_Task directions_. Please, without the pictures, retype exactly the lines from the start of the material through the line that holds "(0,0) rectangle (888,693);".

:: Collected data

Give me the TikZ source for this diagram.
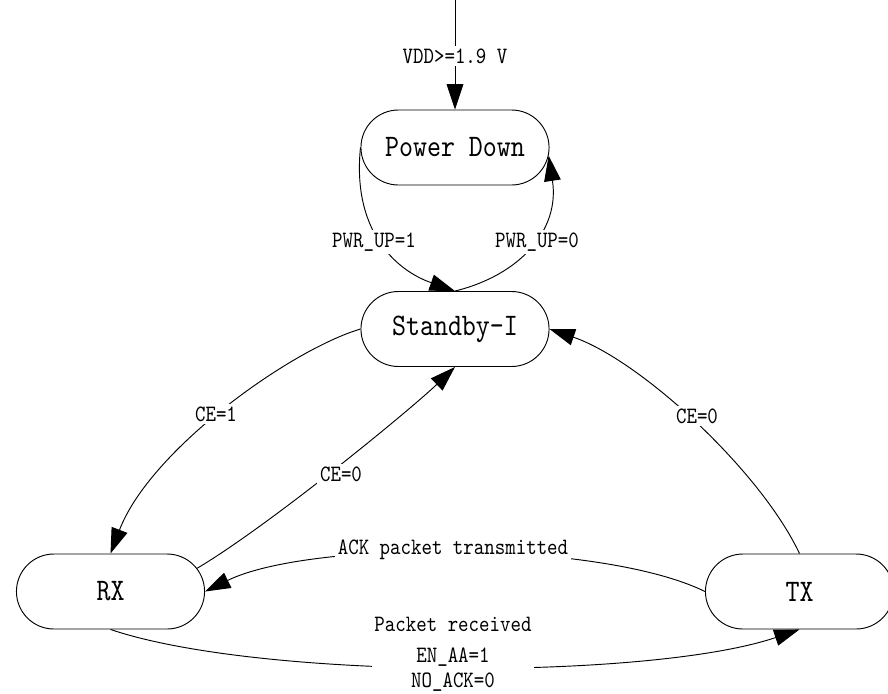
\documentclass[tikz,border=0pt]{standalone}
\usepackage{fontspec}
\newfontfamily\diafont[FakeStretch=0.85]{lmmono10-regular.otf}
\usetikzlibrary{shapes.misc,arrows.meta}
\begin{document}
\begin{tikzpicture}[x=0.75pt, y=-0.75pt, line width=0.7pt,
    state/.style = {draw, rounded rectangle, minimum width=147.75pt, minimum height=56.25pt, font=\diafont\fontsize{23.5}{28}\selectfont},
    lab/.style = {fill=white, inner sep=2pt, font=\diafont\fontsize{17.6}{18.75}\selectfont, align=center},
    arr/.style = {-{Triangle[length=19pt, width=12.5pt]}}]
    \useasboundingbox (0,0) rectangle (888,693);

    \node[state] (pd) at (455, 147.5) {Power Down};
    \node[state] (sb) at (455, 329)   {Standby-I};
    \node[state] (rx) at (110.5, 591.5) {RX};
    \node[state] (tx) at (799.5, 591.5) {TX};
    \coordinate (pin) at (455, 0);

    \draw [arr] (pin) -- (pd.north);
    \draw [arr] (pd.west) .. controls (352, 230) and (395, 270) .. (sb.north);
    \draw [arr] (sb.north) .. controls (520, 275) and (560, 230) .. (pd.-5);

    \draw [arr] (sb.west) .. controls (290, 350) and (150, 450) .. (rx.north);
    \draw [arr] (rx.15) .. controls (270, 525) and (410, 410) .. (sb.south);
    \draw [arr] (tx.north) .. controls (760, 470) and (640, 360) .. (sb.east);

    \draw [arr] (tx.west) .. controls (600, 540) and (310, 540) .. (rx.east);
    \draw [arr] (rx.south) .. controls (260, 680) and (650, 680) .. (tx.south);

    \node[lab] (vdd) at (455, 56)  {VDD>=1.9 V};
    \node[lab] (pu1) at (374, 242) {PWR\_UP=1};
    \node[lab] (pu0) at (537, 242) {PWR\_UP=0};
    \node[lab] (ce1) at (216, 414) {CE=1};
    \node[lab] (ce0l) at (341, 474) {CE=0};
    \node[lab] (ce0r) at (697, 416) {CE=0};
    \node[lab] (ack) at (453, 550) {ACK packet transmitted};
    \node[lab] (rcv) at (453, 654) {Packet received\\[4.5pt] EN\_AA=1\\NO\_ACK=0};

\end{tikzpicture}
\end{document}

::::

_Solution to this task_.
Give me the TikZ source for this diagram.
\documentclass[tikz,border=0pt]{standalone}
\usepackage{fontspec}
\newfontfamily\diafont[FakeStretch=0.85]{lmmono10-regular.otf}
\usetikzlibrary{shapes.misc,arrows.meta}
\begin{document}
\begin{tikzpicture}[x=0.75pt, y=-0.75pt, line width=0.7pt,
    state/.style = {draw, rounded rectangle, minimum width=147.75pt, minimum height=56.25pt, font=\diafont\fontsize{23.5}{28}\selectfont},
    lab/.style = {fill=white, inner sep=2pt, font=\diafont\fontsize{17.6}{18.75}\selectfont, align=center},
    arr/.style = {-{Triangle[length=19pt, width=12.5pt]}}]
    \useasboundingbox (0,0) rectangle (888,693);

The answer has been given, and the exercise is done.